(With a positive development of the work there is the possibility of research funding.)
Despite various suggested approaches towards automated FCM-data analysis, there is no ready-to-use analysis tool available yet, which implements the complete FCM-data analysis pipeline, as described by Bashashati et al. (2009). Such a comprehensive tool would contain automated gating features along with data quality control, normalization, outlier removal and interpretation tasks. Hence, in the presented project, we plan to develop and practically validate such new diagnostic methodology for the clinical practice in patients with AML (see also FlowCLUSTER project website).
Identifying biologically meaningful cell sub-populations is essentially a clustering problem, however, standard clustering methods are impracticable, because size, shape and location of corresponding clusters may vary strongly between samples due to phenotypic differences, inter-laboratory variations, and variations which are inherent in the data acquisition process.
The following picture shows the hierarchical gating structure (selection of different type of cells based on the biological markers – staining) which is used in the context of AML:
Within the sister project AutoFLOW an automated gating procedure for Acute Lymphblastic Leukeamia (ALL) is being developed (see AutoFLOW). The difference to AML is on the one hand the used staining (markers) and the “biological variation”. The challenge within the automated gating is to detect even small leukaemic populations (~10-20 leukaemic cells) among 300.000 up to 1.000.000 cells.
Provide motivated solutions to approach the problem, compare the proposed method against the state of the art. Thus, the tasks are as follows:
- Creation of training and evaluation data set: Merging all files of similar cell subsets of the first training data-set to give cumulative data “clouds”.
- Implementation of different automatic gating methods.
- Application of methods to choose the suitable algorithmic parameter as well as choosing optimal modelling parameters to train the applied classification method;
- Evaluation and comparison of the results using the different methods, as compared to expert results.
One goal is to adapt the developed method of the AutoFLOW project to AML. There, a probabilistic model is used, where each new sample is reconstructed by artificial reference samples, which are represented by Gaussian Mixture Models (GMM). The artificial samples are calculated from a training set by non-negative matrix factorization leading to a lower dimensional feature space. A Bayes decision is done to assign each observation to one of the specified sub-populations in the training set.
It should be evaluated, if the developed approach can be applied for AML.
- Literature research on existing methods for MRD determination
- Get familiar with FCM data
- Get familiar with the current Framework for AML (R)
- Development and evaluation of the system
- Written thesis (in English) and final presentation
- K. Lo, R. Brinkman and R. Gottardo, Automated gating of flow cytometry data via robust model based clustering, Cytometry Part A, 73(4): 321-332.
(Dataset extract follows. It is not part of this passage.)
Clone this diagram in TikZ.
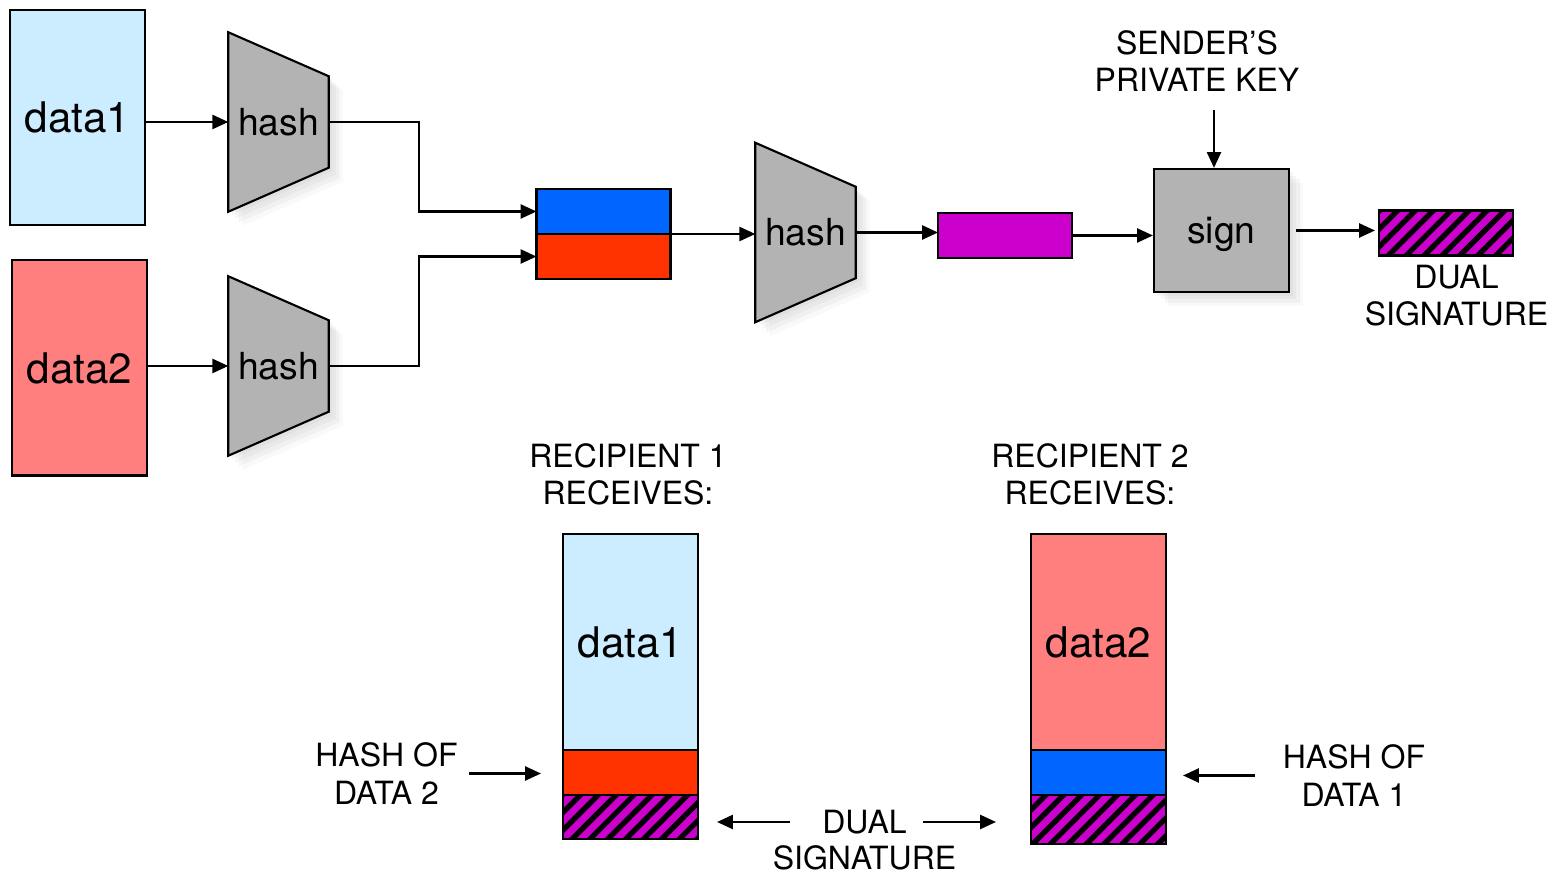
\documentclass[tikz,border=0pt]{standalone}
\usepackage{fontspec}
\setmainfont{TeX Gyre Heros}
\usetikzlibrary{positioning,arrows.meta,shadows,patterns.meta,backgrounds}
\definecolor{paleblue}{HTML}{CCECFF}
\definecolor{salmon}{HTML}{FF7F7F}
\definecolor{hashblue}{HTML}{0066FF}
\definecolor{hashred}{HTML}{FF3300}
\definecolor{sigpurple}{HTML}{CC00CC}
\definecolor{boxgray}{HTML}{B3B3B3}
\begin{document}
\begin{tikzpicture}[x=0.01cm,y=-0.01cm,
  lbl/.style={align=center,font=\fontsize{9.1}{10.6}\selectfont,inner sep=0.05cm},
  databox/.style={draw,line width=0.6pt,outer sep=0pt,minimum width=1.35cm,minimum height=2.15cm,inner sep=0pt,font=\fontsize{12}{14}\selectfont},
  strip/.style={draw,line width=0.6pt,outer sep=0pt,minimum width=1.34cm,minimum height=0.45cm,inner sep=0pt},
  hatchbox/.style={strip,fill=sigpurple,postaction={pattern={Lines[angle=45,distance=3.6pt,line width=1.5pt]},pattern color=black},postaction={draw,line width=0.6pt}},
  hashbox/.style={minimum width=0.99cm,minimum height=1.78cm,inner sep=0pt,font=\fontsize{10.6}{12}\selectfont},
  shade/.style={drop shadow={opacity=0.07,shadow xshift=1pt,shadow yshift=-1pt},
                drop shadow={opacity=0.07,shadow xshift=2pt,shadow yshift=-2pt},
                drop shadow={opacity=0.07,shadow xshift=3pt,shadow yshift=-3pt},
                drop shadow={opacity=0.05,shadow xshift=4pt,shadow yshift=-4pt}},
  arr/.style={line width=0.6pt,-{Triangle[length=4.5pt,width=4pt]}}]
\useasboundingbox (0,0) rectangle (1557,874);

\node[databox,fill=paleblue] (data1) at (77.5,117.5) {data1};
\node[databox,fill=salmon] (data2) at (79.5,368) {data2};
\node[hashbox] (h1) at (278.5,122) {hash};
\node[hashbox] (h2) at (278.5,366) {hash};
\node[hashbox] (h3) at (805.5,232.5) {hash};
\begin{scope}[on background layer]
\foreach \h in {h1,h2,h3}
  \draw[line width=0.6pt,fill=boxgray,shade] (\h.north west) -- ([yshift=-0.44cm]\h.north east)
    -- ([yshift=0.44cm]\h.south east) -- (\h.south west) -- cycle;
\end{scope}

\node[strip,fill=hashblue] (cblue) at (603.5,211.5) {};
\node[strip,fill=hashred,below=0pt of cblue] (cred) {};
\node[strip,fill=sigpurple] (dig) at (1005,235.5) {};
\node[draw,line width=0.6pt,fill=boxgray,shade,minimum width=1.35cm,minimum height=1.23cm,
  text depth=0pt,font=\fontsize{10.6}{12}\selectfont] (sign) at (1221.5,230.5) {sign};
\node[lbl] (key) at (1197,61) {SENDER'S\\PRIVATE KEY};
\node[hatchbox] (ds) at (1446,233) {};
\node[lbl] (dstxt) at (1456.5,295.5) {DUAL\\SIGNATURE};

\node[lbl] (rec1) at (628,474.5) {RECIPIENT 1\\RECEIVES:};
\node[lbl] (rec2) at (1090,474.5) {RECIPIENT 2\\RECEIVES:};
\node[databox,fill=paleblue,minimum height=2.16cm] (r1data) at (630.5,642) {data1};
\node[strip,fill=hashred,minimum width=1.35cm,below=0pt of r1data] (r1hash) {};
\node[hatchbox,minimum width=1.35cm,minimum height=0.44cm,below=0pt of r1hash] (r1sig) {};
\node[databox,fill=salmon,minimum height=2.16cm] (r2data) at (1098.5,642) {data2};
\node[strip,fill=hashblue,minimum width=1.35cm,below=0pt of r2data] (r2hash) {};
\node[hatchbox,minimum width=1.35cm,minimum height=0.49cm,below=0pt of r2hash] (r2sig) {};
\node[lbl] (hd2) at (386.5,773.5) {HASH OF\\DATA 2};
\node[lbl] (hd1) at (1354,775.5) {HASH OF\\DATA 1};
\node[lbl] (dual) at (864.5,822) {DUAL};
\node[lbl,inner sep=0.02cm] (sigword) at (864.5,858) {SIGNATURE};

\draw[arr] (data1.east |- h1.west) -- (h1.west);
\draw[arr] (data2.east |- h2.west) -- (h2.west);
\draw[arr] (h1.east) -- ++(90,0) |- (cblue.west);
\draw[arr] (h2.east) -- ++(90,0) |- (cred.west);
\draw[arr] (cblue.south east) -- (cblue.south east -| h3.west);
\draw[arr] (h3.east) -- (h3.east -| dig.west);
\draw[arr] (dig.east) -- (dig.east -| sign.west);
\draw[arr,shorten <=0.06cm,shorten >=0.04cm] (sign.east) -- (sign.east -| ds.west);
\coordinate (keyarr) at (1214,110);
\draw[arr] (keyarr) -- (keyarr |- sign.north);
\draw[arr,shorten <=0.06cm,shorten >=0.22cm] (hd2.east) -- (hd2.east -| r1hash.west);
\draw[arr,shorten <=0.22cm,shorten >=0.17cm] (hd1.west) -- (hd1.west -| r2hash.east);
\draw[arr,shorten <=0.27cm,shorten >=0.19cm] (dual.west) -- (dual.west -| r1sig.east);
\draw[arr,shorten <=0.11cm,shorten >=0.35cm] (dual.east) -- (dual.east -| r2sig.west);
\end{tikzpicture}
\end{document}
- Bashashati and R. Brinkman, A survey of flow cytometry data analysis methods, Advances in Bioinformatics, Article ID 584603, pp.1-19, 2009.
- N. Aghaeepour, G. Finak, H. Hoos, T. R. Mosmann, R. Brinkman, R. Gottardo, and R. H. Scheuermann, Critical assessment of automated flow cytometry data analysis techniques, Nature Methods, vol. 10, no. 3, pp. 228–238, Mar. 2013.
- M. Reiter, J. Hoffmann, F. Kleber, A. Schumich, G. Peter, F. Kromp, M. Kampel and M. Dworzak, Towards automation of flow cytometric analysis for quality-assured follow-up assessment to guide curative therapy for ALL in children , In memo – magazine of european medical oncology, 7(4), pp. 219-226, Dec, 2014. Journal Article.